The two blocs made last-ditch efforts to canvass for votes, both suggesting that the relatively quiet atmosphere – which could result in a low turnout – threatened their chances of victory.
Meanwhile, in what was regarded as a show of loyalty to Chinese President Xi Jinping, all 36 local delegates to the national legislature opted to stay in Beijing to vote on constitutional amendments – including the contentious scrapping of the presidential term – instead of returning to Hong Kong for the by-election.
“Our situation is very critical,” Kowloon West candidate Vincent Cheng Wing-shun said. Cheng made an emergency appeal to voters on Saturday alongside two other pro-Beijing hopefuls, Judy Chan Ka-pui in the Hong Kong Island constituency and New Territories East’s Bill Tang Ka-piu.
“Many voters do not realise the importance of this election,” Cheng said.
The Sunday by-election is to fill four of the six seats vacated by opposition lawmakers, who were disqualified over improper oaths of office last year.
Last December, the government also triggered a political storm when it barred young activist Agnes Chow Ting from running in the by-election on grounds that her party, Demosisto, advocated self-determination for Hong Kong. The move was slammed by the European Union and others for tarnishing the city’s international reputation as a free and open society.
Two localist aspirants, James Chan Kwok-keung and Ventus Lau Wing-hong, were also banned from running for their earlier pro-independence remarks.
The by-election, with more than 2.1 million eligible voters, is seen as a de facto referendum to gauge Hongkongers’ stance on the banning of candidates.
Amid the largely quiet mood leading up to the by-election, the pro-democracy camp, in an outdoor rally in Tsim Sha Tsui on Saturday, called on Hongkongers to cast their votes.

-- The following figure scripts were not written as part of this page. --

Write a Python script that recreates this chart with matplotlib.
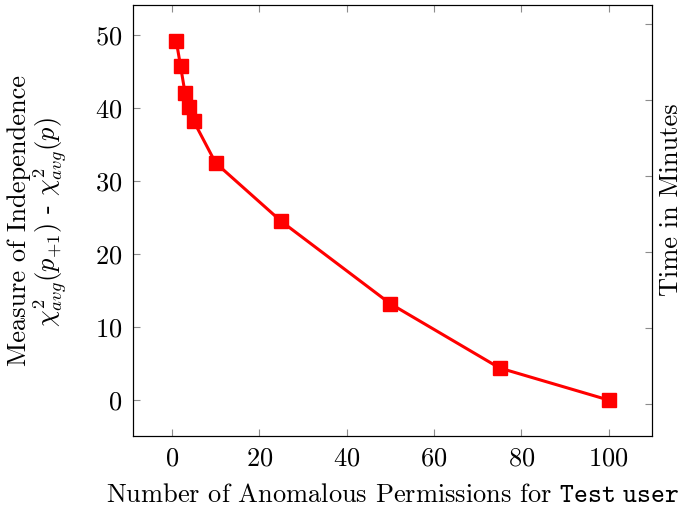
import numpy as np
import matplotlib
matplotlib.use("Agg")
import matplotlib.pyplot as plt

plt.rcParams['font.family'] = 'serif'
plt.rcParams['font.serif'] = ['cmr10']
plt.rcParams['mathtext.fontset'] = 'cm'
plt.rcParams['axes.formatter.use_mathtext'] = True

# data
perms = [1, 2, 3, 4, 5, 10, 25, 50, 75, 100]
indep = [49.2, 45.7, 42.1, 40.2, 38.2, 32.5, 24.5, 13.2, 4.4, 0.0]
xticks = [0, 20, 40, 60, 80, 100]
yticks = [0, 10, 20, 30, 40, 50]
rticks = [0, 0.2, 0.4, 0.6, 0.8, 1.0]

W, H = 683, 509
fs = 19
fig = plt.figure(figsize=(W / 100, H / 100), dpi=100)
ax = fig.add_axes([133 / W, 1 - 436 / H, (652 - 133) / W, (436 - 5) / H])

ax.plot(perms, indep, color='red', lw=2.2, marker='s', ms=10, zorder=3)

ax.set_xlim(-8.9, 109.9)
ax.set_ylim(-4.92, 54.12)
ax.set_xticks(xticks)
ax.set_yticks(yticks)
ax.tick_params(direction='in', length=5, width=0.8, color='0.55',
               labelsize=fs, top=True, right=False, pad=8)
for s in ax.spines.values():
    s.set_linewidth(0.8)

ax.set_xlabel(r'Number of Anomalous Permissions for $\mathtt{Test\ user}$',
              fontsize=fs, labelpad=9)

# left label, two lines
fig.text(19 / W, 1 - 220 / H, 'Measure of Independence', rotation=90,
         fontsize=fs, ha='center', va='center')
fig.text(50 / W, 1 - 222 / H, r'$\chi^2_{avg}(p_{+1})$ - $\chi^2_{avg}(p)$',
         rotation=90, fontsize=fs, ha='center', va='center')

# second axis, ticks only
ax2 = ax.twinx()
ax2.set_ylim(-0.083, 1.05)
ax2.set_yticks(rticks)
ax2.set_yticklabels([])
ax2.tick_params(direction='in', length=5, width=0.8, color='0.55')
fig.text(671 / W, 1 - 200 / H, 'Time in Minutes', rotation=90,
         fontsize=fs, ha='center', va='center')

fig.savefig('out.png', dpi=100)
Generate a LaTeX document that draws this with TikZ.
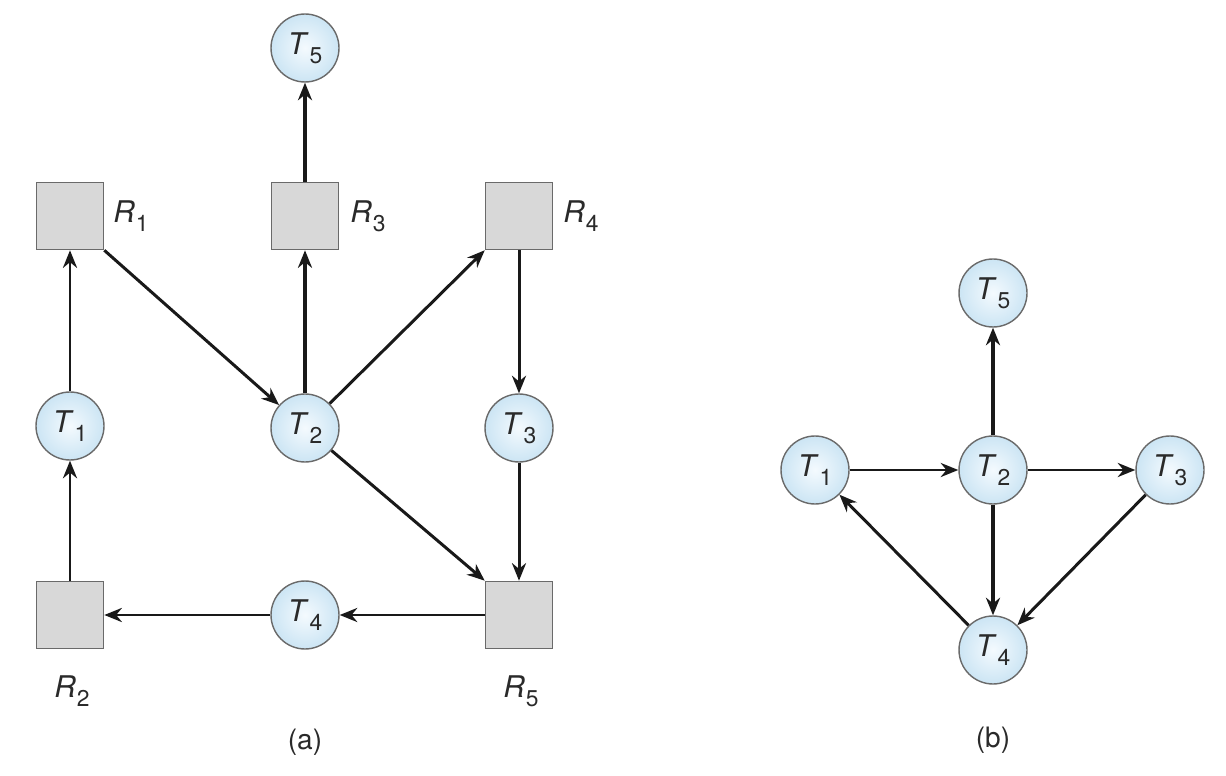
\documentclass[tikz,border=0pt]{standalone}
\usepackage{fontspec}
\setmainfont{TeX Gyre Heros}
\usetikzlibrary{arrows.meta}
\definecolor{tfillin}{HTML}{F4FAFE}
\definecolor{tfillout}{HTML}{CCE5F4}
\definecolor{tborder}{HTML}{6A6A6A}
\definecolor{rfill}{HTML}{D8D8D8}
\definecolor{txt}{HTML}{2A2A2A}
\newcommand\Tlab[1]{\textit{T}\kern0.5pt\raisebox{-0.55ex}{\fontsize{13}{13}\selectfont #1}}
\newcommand\Rlab[1]{\textit{R}\kern0.5pt\raisebox{-0.55ex}{\fontsize{13}{13}\selectfont #1}}
\begin{document}
\begin{tikzpicture}[x=0.02cm,y=-0.02cm,
  task/.style={circle, draw=tborder, line width=0.8pt, minimum size=1.36cm, inner sep=0pt,
    inner color=tfillin, outer color=tfillout, text=txt, font=\fontsize{17}{17}\selectfont},
  res/.style={rectangle, draw=tborder, line width=0.9pt, fill=rfill, minimum size=1.34cm, inner sep=0pt},
  lbl/.style={text=txt, font=\fontsize{17}{17}\selectfont, inner sep=0pt},
  arr/.style={-{Stealth[length=10pt,width=8pt]}, line width=1.7pt, draw=black!90},
  tarr/.style={arr, line width=2.3pt}]
\useasboundingbox (0,0) rectangle (1226,776);
% (a)
\node[task] (aT5) at (305,48) {\Tlab{5}};
\node[res] (R1) at (70,216) {};
\node[res] (R3) at (305,216) {};
\node[res] (R4) at (519,216) {};
\node[task] (aT1) at (70,426) {\Tlab{1}};
\node[task] (aT2) at (305,428) {\Tlab{2}};
\node[task] (aT3) at (519,428) {\Tlab{3}};
\node[res] (R2) at (70,615) {};
\node[task] (aT4) at (305,615) {\Tlab{4}};
\node[res] (R5) at (519,615) {};
\node[lbl] (lR1) at (131,216) {\Rlab{1}};
\node[lbl] (lR3) at (368,216) {\Rlab{3}};
\node[lbl] (lR4) at (581,216) {\Rlab{4}};
\node[lbl] (lR2) at (72,691) {\Rlab{2}};
\node[lbl] (lR5) at (521,691) {\Rlab{5}};
\node[lbl, font=\fontsize{16}{16}\selectfont] (la) at (305,742) {(a)};
\draw[tarr] (R3) -- (aT5);
\draw[arr] (aT1) -- (R1);
\draw[arr] (R2) -- (aT1);
\draw[arr] (R1.south east) -- (aT2);
\draw[tarr] (aT2) -- (R3);
\draw[arr] (aT2) -- (R4.south west);
\draw[arr] (R4) -- (aT3);
\draw[arr] (aT3) -- (R5);
\draw[arr] (aT2) -- (R5.north west);
\draw[arr] (R5) -- (aT4);
\draw[arr] (aT4) -- (R2);
% (b)
\node[task] (bT5) at (993,293) {\Tlab{5}};
\node[task] (bT1) at (815,470) {\Tlab{1}};
\node[task] (bT2) at (993,470) {\Tlab{2}};
\node[task] (bT3) at (1170,470) {\Tlab{3}};
\node[task] (bT4) at (993,650) {\Tlab{4}};
\node[lbl, font=\fontsize{16}{16}\selectfont] (lb) at (993,740) {(b)};
\draw[tarr] (bT2) -- (bT5);
\draw[arr] (bT1) -- (bT2);
\draw[arr] (bT2) -- (bT3);
\draw[tarr] (bT2) -- (bT4);
\draw[arr] (bT3) -- (bT4);
\draw[arr] (bT4) -- (bT1);
\end{tikzpicture}
\end{document}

“The biggest problem in Hong Kong now is that those who can distinguish right from wrong are suffering from a sense of helplessness, as they cannot stop the government from disqualifying candidates,” former Civic Party lawmaker Margaret Ng Ngoi-yee said.
“But Hongkongers should not feel this way ... You will only feel helpless when you give up your right to vote.”
The camp endorsed former Democrat Au Nok-hin as a backup for Chow in the Hong Kong Island constituency, while NeoDemocrat Gary Fan Kwok-wai and ousted lawmaker Edward Yiu Chung-yim are running in New Territories East and Kowloon West respectively.
Southern district councillor Paul Zimmerman is contesting the Architectural, Surveying, Planning and Landscape functional constituency against former lawmaker Tony Tse Wai-chuen, the only pro-establishment candidate who did not join his camp in making an emergency appeal.
The pro-democracy camp tends to enjoy the upper hand in direct elections because of its wider support base, but observers said the unexpectedly quiet atmosphere ahead of the poll has brought uncertainty and mixed up the odds.
Meanwhile, tensions escalated in Hong Kong Island as Judy Chan from the New People’s Party filed a complaint against Au to the city’s graft-buster on Saturday. She accused him of altering her election slogan for his own use.
Au’s team used the phrase “safeguard the rule of man, return to the party spirit” on its social media platform, in what is seen as a play on Chan’s slogan “safeguard the rule of law, return to rationality”. Chan’s team argued that this misled voters and breached the Elections (Corrupt and Illegal Conduct) Ordinance.
Au said he was seeking legal advice on the matter and believed the saga would expose the attitude of his opponent to voters.
Secretary for Constitutional and Mainland Affairs Patrick Nip Tak-kuen denied that the government had downplayed the by-election as he called on voters to exercise their civil rights on Sunday.